**THE EXERCISE:** Copy each line in which the string "draw" occurs.

**EXERCISE DATA:**

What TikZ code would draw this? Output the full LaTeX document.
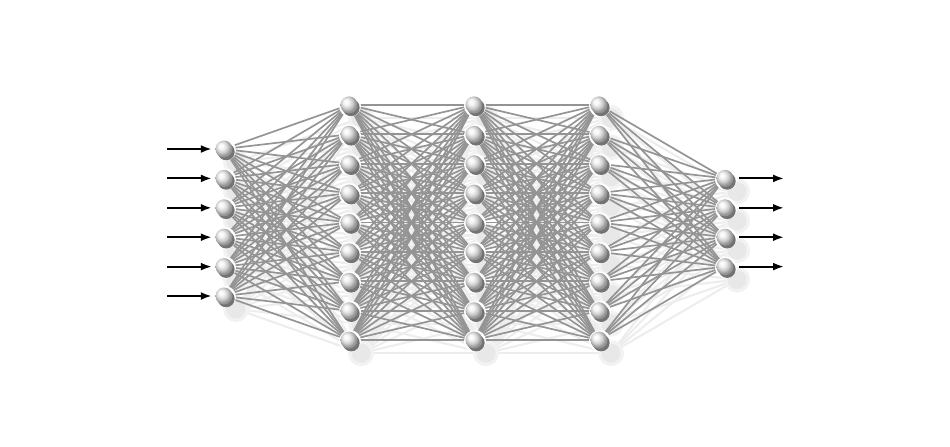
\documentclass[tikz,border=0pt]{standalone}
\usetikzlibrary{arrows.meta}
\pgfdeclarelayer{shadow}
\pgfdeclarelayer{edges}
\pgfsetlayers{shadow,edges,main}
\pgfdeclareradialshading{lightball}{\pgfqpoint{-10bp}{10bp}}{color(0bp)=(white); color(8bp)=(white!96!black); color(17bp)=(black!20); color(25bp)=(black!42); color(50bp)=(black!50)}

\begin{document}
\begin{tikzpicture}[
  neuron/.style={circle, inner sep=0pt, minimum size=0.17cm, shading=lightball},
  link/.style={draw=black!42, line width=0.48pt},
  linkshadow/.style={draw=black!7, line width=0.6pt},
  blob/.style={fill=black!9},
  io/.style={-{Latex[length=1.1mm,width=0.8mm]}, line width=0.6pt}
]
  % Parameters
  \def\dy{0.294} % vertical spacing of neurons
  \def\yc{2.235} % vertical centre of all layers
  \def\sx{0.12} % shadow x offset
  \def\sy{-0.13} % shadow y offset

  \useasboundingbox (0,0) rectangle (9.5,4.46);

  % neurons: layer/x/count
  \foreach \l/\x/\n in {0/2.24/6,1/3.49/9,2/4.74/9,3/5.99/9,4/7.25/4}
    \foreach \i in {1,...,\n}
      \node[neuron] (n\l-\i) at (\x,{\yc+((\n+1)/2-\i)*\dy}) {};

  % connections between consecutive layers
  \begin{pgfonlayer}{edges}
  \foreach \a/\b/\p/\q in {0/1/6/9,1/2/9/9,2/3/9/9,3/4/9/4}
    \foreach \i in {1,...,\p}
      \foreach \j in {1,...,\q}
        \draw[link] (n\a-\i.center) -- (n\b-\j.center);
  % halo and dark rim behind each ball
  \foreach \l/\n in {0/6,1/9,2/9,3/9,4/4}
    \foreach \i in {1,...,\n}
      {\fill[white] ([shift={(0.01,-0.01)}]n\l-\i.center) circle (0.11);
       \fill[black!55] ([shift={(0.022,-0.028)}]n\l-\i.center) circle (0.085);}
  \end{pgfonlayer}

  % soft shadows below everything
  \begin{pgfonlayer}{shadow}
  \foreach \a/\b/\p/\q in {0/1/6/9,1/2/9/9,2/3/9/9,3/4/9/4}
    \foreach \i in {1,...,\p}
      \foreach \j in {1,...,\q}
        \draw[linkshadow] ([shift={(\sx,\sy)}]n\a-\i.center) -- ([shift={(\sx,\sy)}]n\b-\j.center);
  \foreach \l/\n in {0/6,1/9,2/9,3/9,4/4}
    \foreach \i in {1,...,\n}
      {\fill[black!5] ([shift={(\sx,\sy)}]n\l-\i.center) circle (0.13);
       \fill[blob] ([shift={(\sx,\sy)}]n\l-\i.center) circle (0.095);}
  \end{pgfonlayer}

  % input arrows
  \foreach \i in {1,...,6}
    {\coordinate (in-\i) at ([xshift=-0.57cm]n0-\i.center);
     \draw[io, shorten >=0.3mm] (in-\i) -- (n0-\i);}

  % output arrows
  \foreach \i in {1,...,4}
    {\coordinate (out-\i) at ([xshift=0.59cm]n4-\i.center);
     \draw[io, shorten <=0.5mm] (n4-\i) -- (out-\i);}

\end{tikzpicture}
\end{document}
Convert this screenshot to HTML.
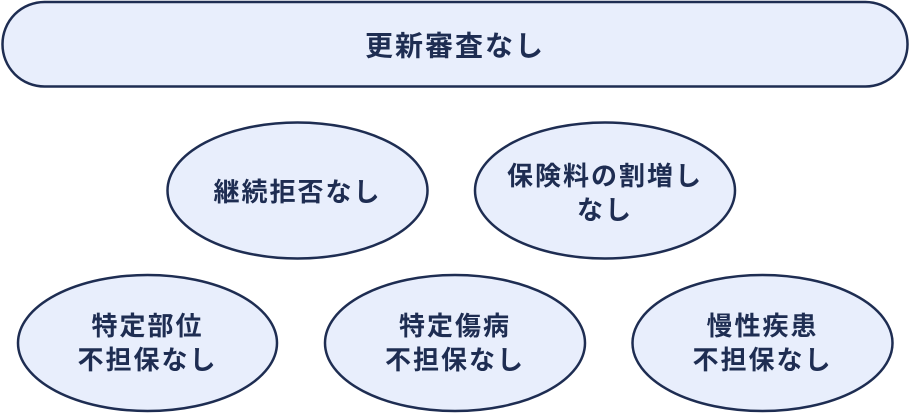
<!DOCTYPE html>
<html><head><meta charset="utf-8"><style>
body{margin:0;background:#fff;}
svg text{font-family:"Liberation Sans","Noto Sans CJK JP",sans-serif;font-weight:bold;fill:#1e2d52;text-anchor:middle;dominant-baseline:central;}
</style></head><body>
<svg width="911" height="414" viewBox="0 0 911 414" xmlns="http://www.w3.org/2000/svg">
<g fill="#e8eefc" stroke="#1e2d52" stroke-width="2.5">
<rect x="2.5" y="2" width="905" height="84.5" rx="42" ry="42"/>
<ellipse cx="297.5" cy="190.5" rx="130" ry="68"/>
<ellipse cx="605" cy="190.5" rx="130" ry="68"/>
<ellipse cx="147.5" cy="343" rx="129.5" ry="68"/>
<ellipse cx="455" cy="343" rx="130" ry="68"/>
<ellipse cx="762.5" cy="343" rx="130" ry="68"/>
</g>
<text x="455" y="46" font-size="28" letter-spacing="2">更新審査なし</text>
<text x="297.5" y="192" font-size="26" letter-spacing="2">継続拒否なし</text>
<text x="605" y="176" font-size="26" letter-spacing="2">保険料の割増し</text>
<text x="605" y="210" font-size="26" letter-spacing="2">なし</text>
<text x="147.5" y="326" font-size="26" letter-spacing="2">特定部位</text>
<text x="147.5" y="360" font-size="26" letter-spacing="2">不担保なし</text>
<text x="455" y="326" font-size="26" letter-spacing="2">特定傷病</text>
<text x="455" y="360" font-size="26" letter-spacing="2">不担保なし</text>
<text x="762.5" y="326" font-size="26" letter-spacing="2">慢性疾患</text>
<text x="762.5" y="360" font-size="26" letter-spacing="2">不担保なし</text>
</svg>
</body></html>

**WRITTEN ANSWER:**
What TikZ code would draw this? Output the full LaTeX document.
  link/.style={draw=black!42, line width=0.48pt},
  linkshadow/.style={draw=black!7, line width=0.6pt},
        \draw[link] (n\a-\i.center) -- (n\b-\j.center);
        \draw[linkshadow] ([shift={(\sx,\sy)}]n\a-\i.center) -- ([shift={(\sx,\sy)}]n\b-\j.center);
     \draw[io, shorten >=0.3mm] (in-\i) -- (n0-\i);}
     \draw[io, shorten <=0.5mm] (n4-\i) -- (out-\i);}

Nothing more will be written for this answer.